Antiguamente los monjes y los ascetas se iban años enteros a meditar a la montaña, se internaban en ella y no salían hasta conseguir la iluminación.
Hoy día, transitando la era de acuario, sabemos que el verdadero desafío está en las relaciones. Es en las relaciones con nuestros semejantes donde aprendemos la lecciones más valiosas, y es en ellas donde comprobamos el fruto de la meditación.
Si estoy muy tranquila y conectada meditando pero luego “aquí abajo” enseguida contesto mal a la gente, me pongo nerviosa, critico, es claro que el ego no está domesticado.
Si meditando me siento completa, pero luego creo relaciones de dependencia, donde me pierdo a mi misma, o donde someto al otro, aún hay mucho camino por andar.
Vivimos en la tierra y es en ella donde hemos de aprender. Abordar una a una las lecciones que se nos presentan, con paciencia, con amor.
Sentiremos que fallamos mil veces, por eso cada victoria hemos de celebrarla.
La clave, para mí, está en observarnos como niños pequeños en pleno proceso de aprendizaje. Una mirada tierna y compasiva hacia nosotros mismos nos salva del infierno de la culpa y el resentimiento.
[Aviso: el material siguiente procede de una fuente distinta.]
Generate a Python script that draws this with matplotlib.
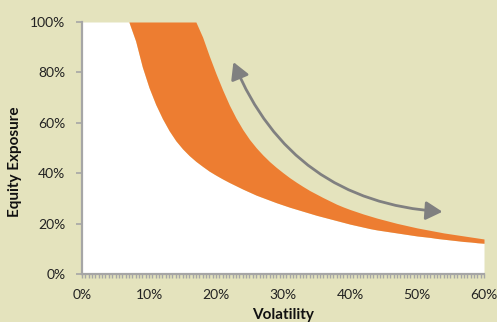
import matplotlib.pyplot as plt
import numpy as np

# Volatility grid (%) and the two exposure bounds (%)
volatility = list(range(0, 61))
exposure_low = [100, 100, 100, 100, 100, 100, 100, 100,
                92.5, 82.2, 74, 67.3, 61.7, 56.9, 52.9, 49.7, 47, 44.7, 42.7, 40.8,
                39.2, 37.7, 36.3, 35.0, 33.7, 32.5, 31.3, 30.3, 29.3, 28.3,
                27.4, 26.5, 25.7, 24.9, 24.1, 23.3, 22.6, 21.9, 21.2, 20.5,
                19.8, 19.2, 18.6, 18.0, 17.5, 17.1, 16.7, 16.3, 15.9, 15.5,
                15.1, 14.8, 14.5, 14.1, 13.8, 13.5, 13.2, 12.9, 12.7, 12.4,
                12.2]
exposure_high = [100] * 18 + [
                94, 86.5, 79.5, 73, 67, 61.8, 57.3, 53.4, 50.1, 47.2,
                44.6, 42.3, 40.2, 38.2, 36.4, 34.7, 33.1, 31.7, 30.3, 29.0,
                27.7, 26.6, 25.6, 24.7, 23.8, 23.0, 22.2, 21.5, 20.8, 20.1,
                19.5, 18.9, 18.3, 17.8, 17.3, 16.8, 16.3, 15.9, 15.5, 15.1,
                14.7, 14.3, 13.9]
x_ticks = [0, 10, 20, 30, 40, 50, 60]
y_ticks = [0, 20, 40, 60, 80, 100]

BG = '#e4e3bd'
ORANGE = '#ed7d31'
AXIS_GREY = '#a6a6a6'
ARROW_GREY = '#808080'

plt.rcParams['font.family'] = ['Lato', 'DejaVu Sans']

fig = plt.figure(figsize=(4.97, 3.22), dpi=100, facecolor=BG)
ax = fig.add_axes([82 / 497, 1 - 274 / 322, 402 / 497, 252 / 322])
ax.set_facecolor(BG)

vol = np.array(volatility)
low = np.array(exposure_low)
high = np.array(exposure_high)
ax.fill_between(vol, 0, low, color='white', linewidth=0)
ax.fill_between(vol, low, high, color=ORANGE, linewidth=0)

ax.set_xlim(0, 60)
ax.set_ylim(0, 100)
ax.set_xticks(x_ticks)
ax.set_xticklabels([f'{t}%' for t in x_ticks])
ax.set_xticks(np.arange(0, 60.01, 0.5), minor=True)
ax.set_yticks(y_ticks)
ax.set_yticklabels([f'{t}%' for t in y_ticks])

for side in ['top', 'right']:
    ax.spines[side].set_visible(False)
for side in ['left', 'bottom']:
    ax.spines[side].set_color(AXIS_GREY)
    ax.spines[side].set_linewidth(1.6)

ax.tick_params(axis='x', which='both', length=3, width=1, color=AXIS_GREY,
               direction='out', labelsize=10, pad=8, labelcolor='#222222')
ax.tick_params(axis='y', length=4, width=1.2, color=AXIS_GREY,
               direction='out', labelsize=10, pad=8, labelcolor='#222222')

# curved double-headed arrow across the band
ax.annotate('', xy=(53.8, 24.7), xytext=(22.6, 84.1),
            arrowprops=dict(arrowstyle='<|-|>,head_length=0.5,head_width=0.28',
                            connectionstyle='arc3,rad=0.31',
                            color=ARROW_GREY, lw=2, mutation_scale=20,
                            shrinkA=0, shrinkB=0))

fig.text(15.5 / 497, 1 - 162 / 322, 'Equity Exposure', rotation=90,
         ha='center', va='center', fontsize=11, fontweight='bold', color='#111111')
fig.text(283 / 497, 1 - 308 / 322, 'Volatility', ha='center', va='top',
         fontsize=11, fontweight='bold', color='#111111')

plt.savefig('out.png', dpi=100, facecolor=BG)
Si estás en el camino del crecimiento interior, no te frustres cuando sientas que no cumples tus propias expectativas, háblate como le hablarías a un niño que está aprendiendo algo nuevo, seguro le sonreirías, le dirías palabras de aliento.
Aprendamos a vernos con amor y compasión.
Imagina que pasaría si tuvieras una planta en casa y cada día le hablases tan mal como lo haces contigo mismo… ¿cómo crees que acabaría esa planta?
Seamos el corta-caminos que impide que el fuego del maltrato se expanda. Empecemos por nosotros mismos.